# EXERCISE DIRECTIONS:
Output the full listing below exactly as it reads, and skip anything that is a picture.

__________

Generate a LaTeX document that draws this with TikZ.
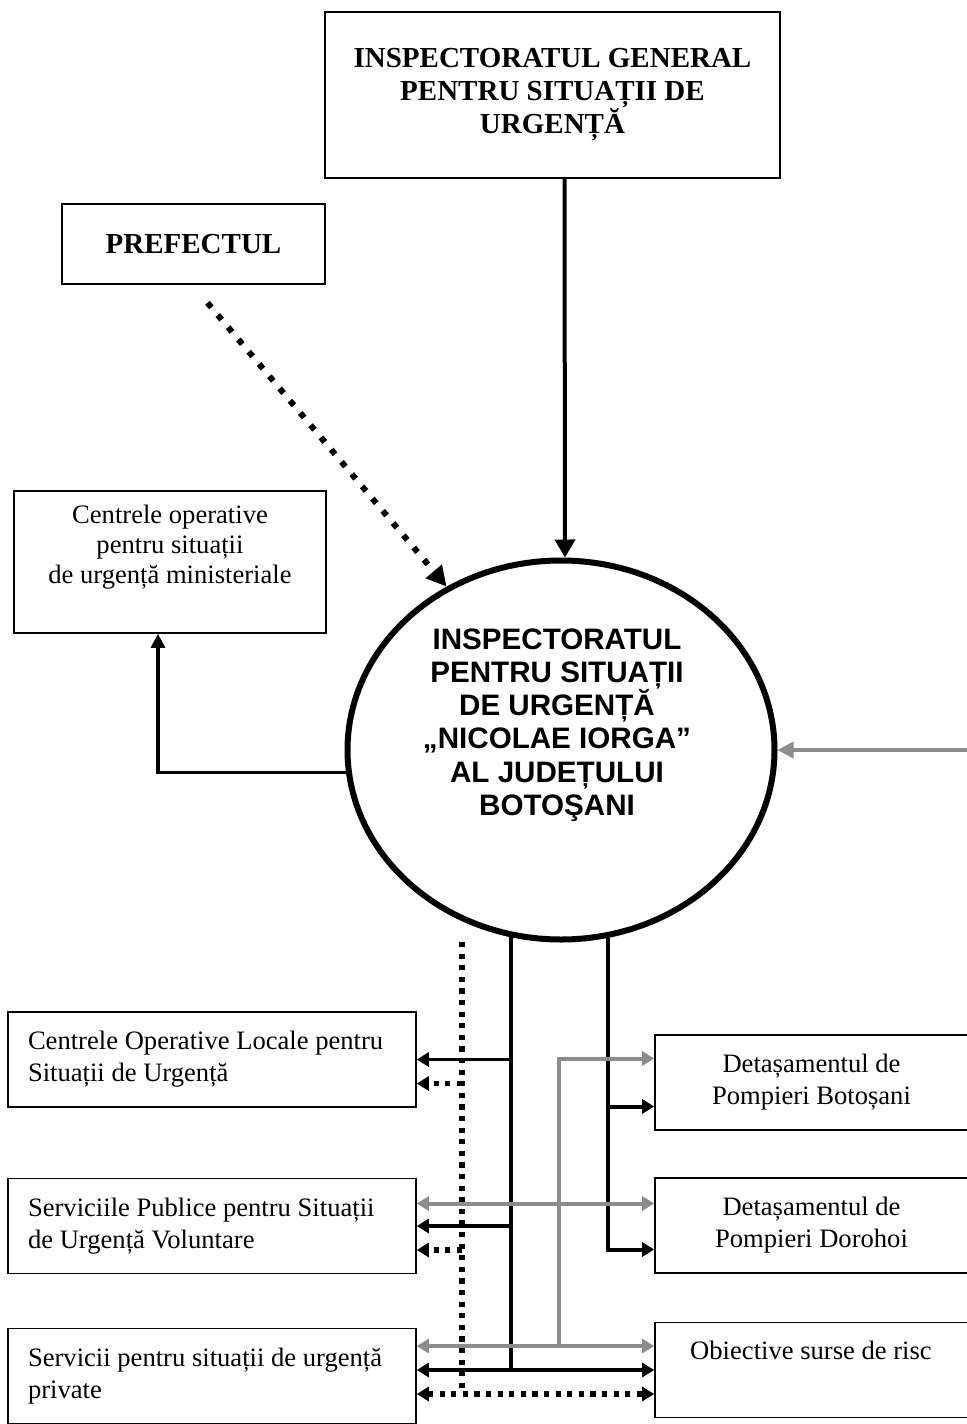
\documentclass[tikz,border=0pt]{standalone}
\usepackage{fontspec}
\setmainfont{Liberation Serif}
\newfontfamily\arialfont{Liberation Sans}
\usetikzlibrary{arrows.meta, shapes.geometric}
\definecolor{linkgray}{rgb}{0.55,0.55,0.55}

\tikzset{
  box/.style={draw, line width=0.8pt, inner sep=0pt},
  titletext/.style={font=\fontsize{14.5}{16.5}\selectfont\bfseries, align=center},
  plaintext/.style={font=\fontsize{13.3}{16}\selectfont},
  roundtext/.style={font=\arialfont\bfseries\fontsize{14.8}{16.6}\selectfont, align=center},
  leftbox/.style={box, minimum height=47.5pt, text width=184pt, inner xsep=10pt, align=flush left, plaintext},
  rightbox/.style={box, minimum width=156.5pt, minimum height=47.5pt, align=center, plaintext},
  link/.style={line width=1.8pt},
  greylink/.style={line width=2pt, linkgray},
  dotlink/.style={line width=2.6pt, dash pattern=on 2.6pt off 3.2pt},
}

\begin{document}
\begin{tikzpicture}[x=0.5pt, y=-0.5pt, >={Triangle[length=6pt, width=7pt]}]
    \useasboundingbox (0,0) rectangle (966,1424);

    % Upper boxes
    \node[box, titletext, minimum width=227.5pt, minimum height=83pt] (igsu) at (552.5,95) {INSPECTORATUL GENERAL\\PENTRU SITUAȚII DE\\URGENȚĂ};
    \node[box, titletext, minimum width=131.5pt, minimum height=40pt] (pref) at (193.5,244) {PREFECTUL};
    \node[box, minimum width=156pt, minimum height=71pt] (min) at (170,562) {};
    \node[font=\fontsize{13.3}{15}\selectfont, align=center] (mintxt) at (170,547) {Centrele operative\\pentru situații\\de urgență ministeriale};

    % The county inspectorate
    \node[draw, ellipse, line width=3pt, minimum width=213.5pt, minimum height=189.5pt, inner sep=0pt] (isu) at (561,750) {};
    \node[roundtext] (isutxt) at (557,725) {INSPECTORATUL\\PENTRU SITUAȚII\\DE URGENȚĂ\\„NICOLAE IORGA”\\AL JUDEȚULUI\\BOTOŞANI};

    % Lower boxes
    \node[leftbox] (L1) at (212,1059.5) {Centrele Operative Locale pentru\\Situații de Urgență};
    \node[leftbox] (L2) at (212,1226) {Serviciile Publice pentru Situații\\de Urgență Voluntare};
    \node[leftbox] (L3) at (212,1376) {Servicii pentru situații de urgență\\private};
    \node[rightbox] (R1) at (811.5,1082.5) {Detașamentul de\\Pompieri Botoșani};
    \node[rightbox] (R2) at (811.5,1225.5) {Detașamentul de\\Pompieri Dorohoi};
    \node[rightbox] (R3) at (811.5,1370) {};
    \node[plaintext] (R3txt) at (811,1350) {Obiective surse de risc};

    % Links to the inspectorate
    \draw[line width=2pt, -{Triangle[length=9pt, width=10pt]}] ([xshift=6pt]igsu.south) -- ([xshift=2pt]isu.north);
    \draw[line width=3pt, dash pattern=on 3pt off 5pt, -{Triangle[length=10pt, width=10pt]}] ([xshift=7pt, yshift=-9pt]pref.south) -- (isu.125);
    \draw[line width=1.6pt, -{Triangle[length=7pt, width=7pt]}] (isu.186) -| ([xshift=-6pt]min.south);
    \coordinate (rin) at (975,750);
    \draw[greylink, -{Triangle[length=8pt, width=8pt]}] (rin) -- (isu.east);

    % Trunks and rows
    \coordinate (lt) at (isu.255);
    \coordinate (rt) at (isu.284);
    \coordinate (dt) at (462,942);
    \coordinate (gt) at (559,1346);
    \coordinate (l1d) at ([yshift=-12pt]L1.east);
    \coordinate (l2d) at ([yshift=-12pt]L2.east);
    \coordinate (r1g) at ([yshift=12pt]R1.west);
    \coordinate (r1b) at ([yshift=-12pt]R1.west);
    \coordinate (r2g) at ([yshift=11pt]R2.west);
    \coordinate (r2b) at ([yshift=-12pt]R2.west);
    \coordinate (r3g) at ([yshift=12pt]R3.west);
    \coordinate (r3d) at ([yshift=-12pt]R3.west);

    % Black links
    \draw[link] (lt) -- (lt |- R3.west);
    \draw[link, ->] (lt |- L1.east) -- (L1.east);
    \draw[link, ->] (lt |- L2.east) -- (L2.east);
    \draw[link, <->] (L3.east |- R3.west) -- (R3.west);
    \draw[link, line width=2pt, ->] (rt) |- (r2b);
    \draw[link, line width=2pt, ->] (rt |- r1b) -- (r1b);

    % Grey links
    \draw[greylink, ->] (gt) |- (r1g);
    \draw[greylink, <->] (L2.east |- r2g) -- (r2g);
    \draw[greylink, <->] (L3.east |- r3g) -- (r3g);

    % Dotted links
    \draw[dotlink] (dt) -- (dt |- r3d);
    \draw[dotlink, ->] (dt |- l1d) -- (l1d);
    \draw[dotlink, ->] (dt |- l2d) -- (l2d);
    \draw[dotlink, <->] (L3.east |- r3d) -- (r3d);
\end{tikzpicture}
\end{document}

__________

# ANSWER TO THE TASK:
Generate a LaTeX document that draws this with TikZ.
\documentclass[tikz,border=0pt]{standalone}
\usepackage{fontspec}
\setmainfont{Liberation Serif}
\newfontfamily\arialfont{Liberation Sans}
\usetikzlibrary{arrows.meta, shapes.geometric}
\definecolor{linkgray}{rgb}{0.55,0.55,0.55}

\tikzset{
  box/.style={draw, line width=0.8pt, inner sep=0pt},
  titletext/.style={font=\fontsize{14.5}{16.5}\selectfont\bfseries, align=center},
  plaintext/.style={font=\fontsize{13.3}{16}\selectfont},
  roundtext/.style={font=\arialfont\bfseries\fontsize{14.8}{16.6}\selectfont, align=center},
  leftbox/.style={box, minimum height=47.5pt, text width=184pt, inner xsep=10pt, align=flush left, plaintext},
  rightbox/.style={box, minimum width=156.5pt, minimum height=47.5pt, align=center, plaintext},
  link/.style={line width=1.8pt},
  greylink/.style={line width=2pt, linkgray},
  dotlink/.style={line width=2.6pt, dash pattern=on 2.6pt off 3.2pt},
}

\begin{document}
\begin{tikzpicture}[x=0.5pt, y=-0.5pt, >={Triangle[length=6pt, width=7pt]}]
    \useasboundingbox (0,0) rectangle (966,1424);

    % Upper boxes
    \node[box, titletext, minimum width=227.5pt, minimum height=83pt] (igsu) at (552.5,95) {INSPECTORATUL GENERAL\\PENTRU SITUAȚII DE\\URGENȚĂ};
    \node[box, titletext, minimum width=131.5pt, minimum height=40pt] (pref) at (193.5,244) {PREFECTUL};
    \node[box, minimum width=156pt, minimum height=71pt] (min) at (170,562) {};
    \node[font=\fontsize{13.3}{15}\selectfont, align=center] (mintxt) at (170,547) {Centrele operative\\pentru situații\\de urgență ministeriale};

    % The county inspectorate
    \node[draw, ellipse, line width=3pt, minimum width=213.5pt, minimum height=189.5pt, inner sep=0pt] (isu) at (561,750) {};
    \node[roundtext] (isutxt) at (557,725) {INSPECTORATUL\\PENTRU SITUAȚII\\DE URGENȚĂ\\„NICOLAE IORGA”\\AL JUDEȚULUI\\BOTOŞANI};

    % Lower boxes
    \node[leftbox] (L1) at (212,1059.5) {Centrele Operative Locale pentru\\Situații de Urgență};
    \node[leftbox] (L2) at (212,1226) {Serviciile Publice pentru Situații\\de Urgență Voluntare};
    \node[leftbox] (L3) at (212,1376) {Servicii pentru situații de urgență\\private};
    \node[rightbox] (R1) at (811.5,1082.5) {Detașamentul de\\Pompieri Botoșani};
    \node[rightbox] (R2) at (811.5,1225.5) {Detașamentul de\\Pompieri Dorohoi};
    \node[rightbox] (R3) at (811.5,1370) {};
    \node[plaintext] (R3txt) at (811,1350) {Obiective surse de risc};

    % Links to the inspectorate
    \draw[line width=2pt, -{Triangle[length=9pt, width=10pt]}] ([xshift=6pt]igsu.south) -- ([xshift=2pt]isu.north);
    \draw[line width=3pt, dash pattern=on 3pt off 5pt, -{Triangle[length=10pt, width=10pt]}] ([xshift=7pt, yshift=-9pt]pref.south) -- (isu.125);
    \draw[line width=1.6pt, -{Triangle[length=7pt, width=7pt]}] (isu.186) -| ([xshift=-6pt]min.south);
    \coordinate (rin) at (975,750);
    \draw[greylink, -{Triangle[length=8pt, width=8pt]}] (rin) -- (isu.east);

    % Trunks and rows
    \coordinate (lt) at (isu.255);
    \coordinate (rt) at (isu.284);
    \coordinate (dt) at (462,942);
    \coordinate (gt) at (559,1346);
    \coordinate (l1d) at ([yshift=-12pt]L1.east);
    \coordinate (l2d) at ([yshift=-12pt]L2.east);
    \coordinate (r1g) at ([yshift=12pt]R1.west);
    \coordinate (r1b) at ([yshift=-12pt]R1.west);
    \coordinate (r2g) at ([yshift=11pt]R2.west);
    \coordinate (r2b) at ([yshift=-12pt]R2.west);
    \coordinate (r3g) at ([yshift=12pt]R3.west);
    \coordinate (r3d) at ([yshift=-12pt]R3.west);

    % Black links
    \draw[link] (lt) -- (lt |- R3.west);
    \draw[link, ->] (lt |- L1.east) -- (L1.east);
    \draw[link, ->] (lt |- L2.east) -- (L2.east);
    \draw[link, <->] (L3.east |- R3.west) -- (R3.west);
    \draw[link, line width=2pt, ->] (rt) |- (r2b);
    \draw[link, line width=2pt, ->] (rt |- r1b) -- (r1b);

    % Grey links
    \draw[greylink, ->] (gt) |- (r1g);
    \draw[greylink, <->] (L2.east |- r2g) -- (r2g);
    \draw[greylink, <->] (L3.east |- r3g) -- (r3g);

    % Dotted links
    \draw[dotlink] (dt) -- (dt |- r3d);
    \draw[dotlink, ->] (dt |- l1d) -- (l1d);
    \draw[dotlink, ->] (dt |- l2d) -- (l2d);
    \draw[dotlink, <->] (L3.east |- r3d) -- (r3d);
\end{tikzpicture}
\end{document}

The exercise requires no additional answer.